• [DATA SHOWN]:
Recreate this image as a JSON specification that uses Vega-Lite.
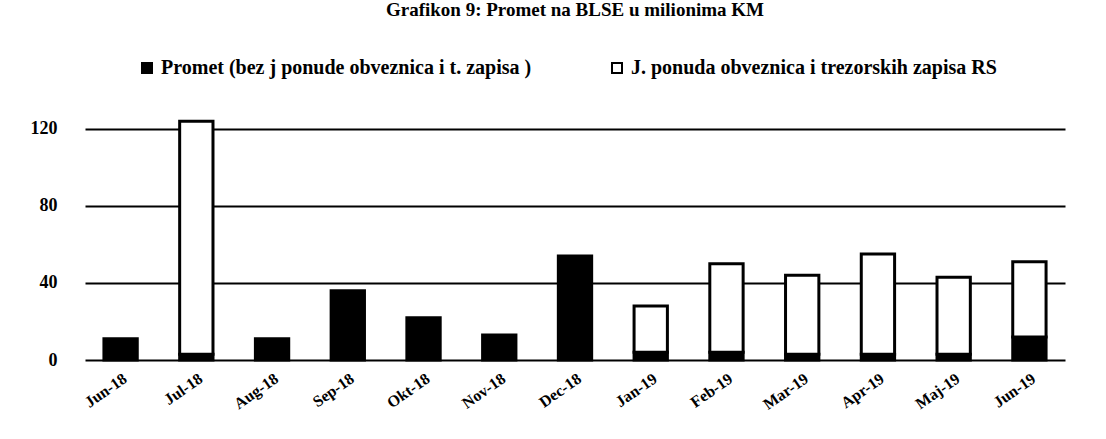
{
  "$schema": "https://vega.github.io/schema/vega-lite/v6.json",
  "autosize": "none",
  "width": 980,
  "height": 260,
  "padding": {"left": 85, "top": 100, "right": 41, "bottom": 79},
  "background": "white",
  "title": {"text": "Grafikon 9: Promet na BLSE u milionima KM", "font": "Liberation Serif", "fontSize": 19, "fontWeight": "bold", "anchor": "middle", "offset": 38, "color": "black"},
  "data": {"values": [
    {"m": "Jun-18", "s": "Promet (bez j ponude obveznica i t. zapisa )", "o": 1, "v": 11},
    {"m": "Jul-18", "s": "Promet (bez j ponude obveznica i t. zapisa )", "o": 1, "v": 3},
    {"m": "Jul-18", "s": "J. ponuda obveznica i trezorskih zapisa RS", "o": 2, "v": 121},
    {"m": "Aug-18", "s": "Promet (bez j ponude obveznica i t. zapisa )", "o": 1, "v": 11},
    {"m": "Sep-18", "s": "Promet (bez j ponude obveznica i t. zapisa )", "o": 1, "v": 36},
    {"m": "Okt-18", "s": "Promet (bez j ponude obveznica i t. zapisa )", "o": 1, "v": 22},
    {"m": "Nov-18", "s": "Promet (bez j ponude obveznica i t. zapisa )", "o": 1, "v": 13},
    {"m": "Dec-18", "s": "Promet (bez j ponude obveznica i t. zapisa )", "o": 1, "v": 54},
    {"m": "Jan-19", "s": "Promet (bez j ponude obveznica i t. zapisa )", "o": 1, "v": 4},
    {"m": "Jan-19", "s": "J. ponuda obveznica i trezorskih zapisa RS", "o": 2, "v": 24},
    {"m": "Feb-19", "s": "Promet (bez j ponude obveznica i t. zapisa )", "o": 1, "v": 4},
    {"m": "Feb-19", "s": "J. ponuda obveznica i trezorskih zapisa RS", "o": 2, "v": 46},
    {"m": "Mar-19", "s": "Promet (bez j ponude obveznica i t. zapisa )", "o": 1, "v": 3},
    {"m": "Mar-19", "s": "J. ponuda obveznica i trezorskih zapisa RS", "o": 2, "v": 41},
    {"m": "Apr-19", "s": "Promet (bez j ponude obveznica i t. zapisa )", "o": 1, "v": 3},
    {"m": "Apr-19", "s": "J. ponuda obveznica i trezorskih zapisa RS", "o": 2, "v": 52},
    {"m": "Maj-19", "s": "Promet (bez j ponude obveznica i t. zapisa )", "o": 1, "v": 3},
    {"m": "Maj-19", "s": "J. ponuda obveznica i trezorskih zapisa RS", "o": 2, "v": 40},
    {"m": "Jun-19", "s": "Promet (bez j ponude obveznica i t. zapisa )", "o": 1, "v": 12},
    {"m": "Jun-19", "s": "J. ponuda obveznica i trezorskih zapisa RS", "o": 2, "v": 39}
  ]},
  "mark": {"type": "bar", "stroke": "black", "strokeWidth": 3},
  "encoding": {
    "x": {"field": "m", "type": "nominal", "sort": null, "title": null,
      "scale": {"paddingInner": 0.56, "paddingOuter": 0.25},
      "axis": {"labelAngle": -35, "labelFont": "Liberation Serif", "labelFontSize": 16, "labelFontWeight": "bold", "labelColor": "black", "ticks": false, "domain": false, "labelPadding": 10}},
    "y": {"field": "v", "type": "quantitative", "stack": "zero", "title": null,
      "scale": {"domain": [0, 135], "nice": false},
      "axis": {"values": [0, 40, 80, 120], "labelFont": "Liberation Serif", "labelFontSize": 18, "labelFontWeight": "bold", "labelColor": "black", "ticks": false, "domain": false, "labelPadding": 28, "gridColor": "black", "gridWidth": 2, "gridOpacity": 1}},
    "color": {"field": "s", "type": "nominal", "sort": ["Promet (bez j ponude obveznica i t. zapisa )", "J. ponuda obveznica i trezorskih zapisa RS"],
      "scale": {"range": ["black", "white"]},
      "legend": {"title": null, "orient": "none", "legendX": 52, "legendY": -42, "direction": "horizontal", "columnPadding": 75, "symbolType": "square", "symbolSize": 100, "symbolStrokeColor": "black", "symbolStrokeWidth": 2, "labelFont": "Liberation Serif", "labelFontSize": 20, "labelFontWeight": "bold", "labelColor": "black", "labelLimit": 600}},
    "order": {"field": "o", "type": "quantitative"}
  },
  "config": {"view": {"stroke": null}}
}
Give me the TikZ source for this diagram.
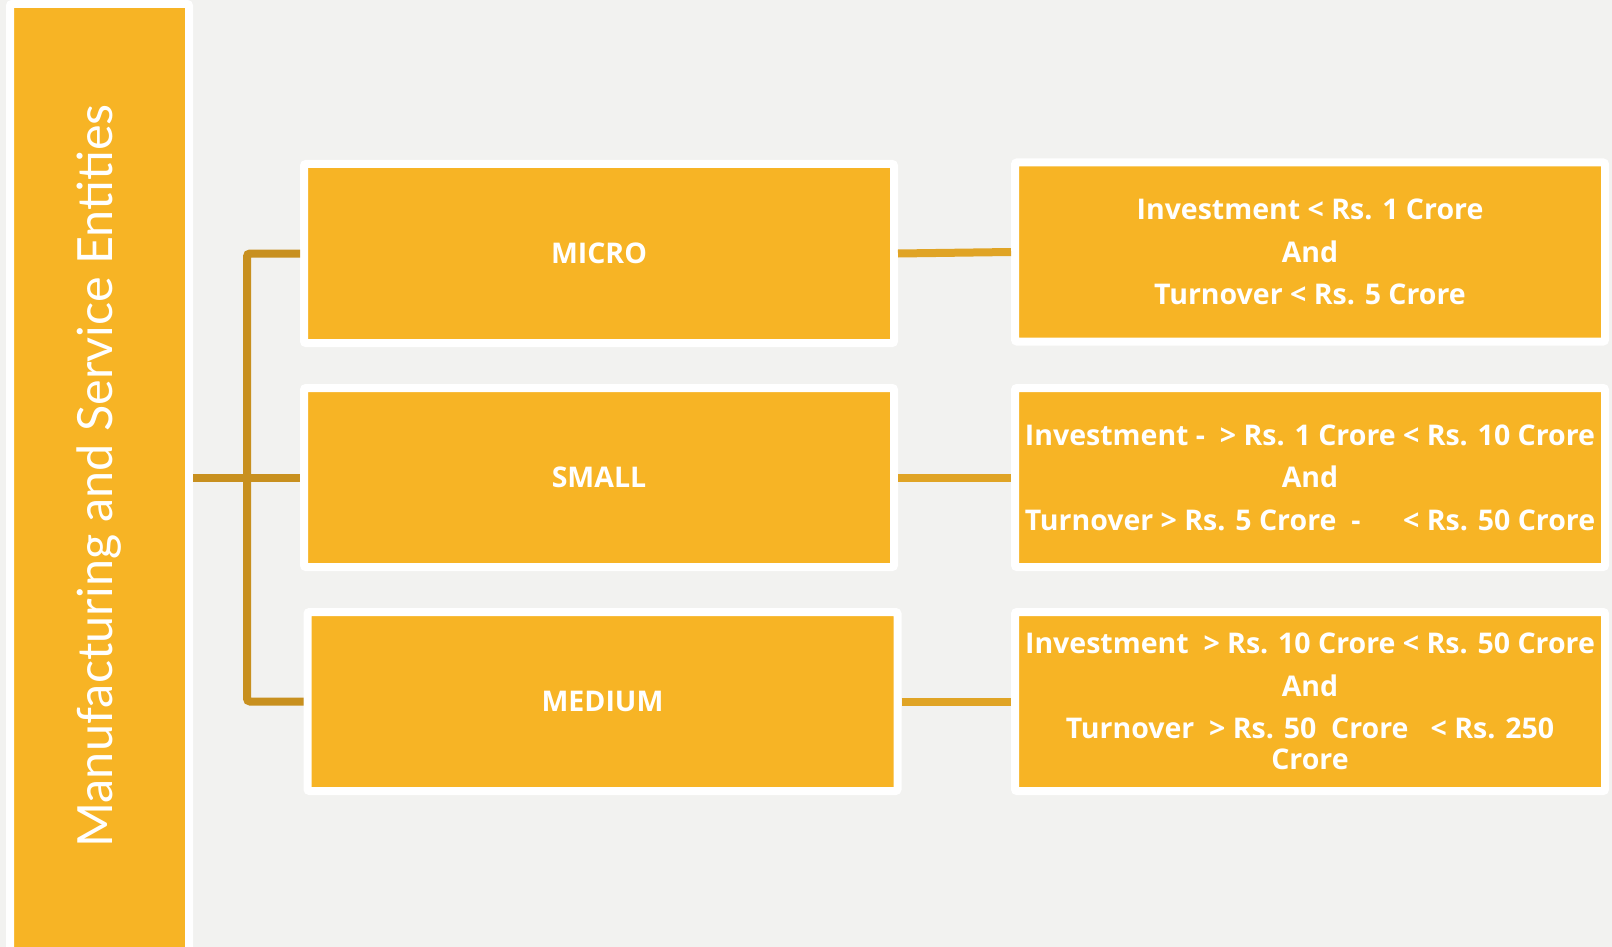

• [OBJECTIVE]:
Return only those lines of the records that contain the string "this".

• [RESPONSE TO THE EXERCISE]:
Recreate this image as a JSON specification that uses Vega-Lite.
Give me the TikZ source for this diagram.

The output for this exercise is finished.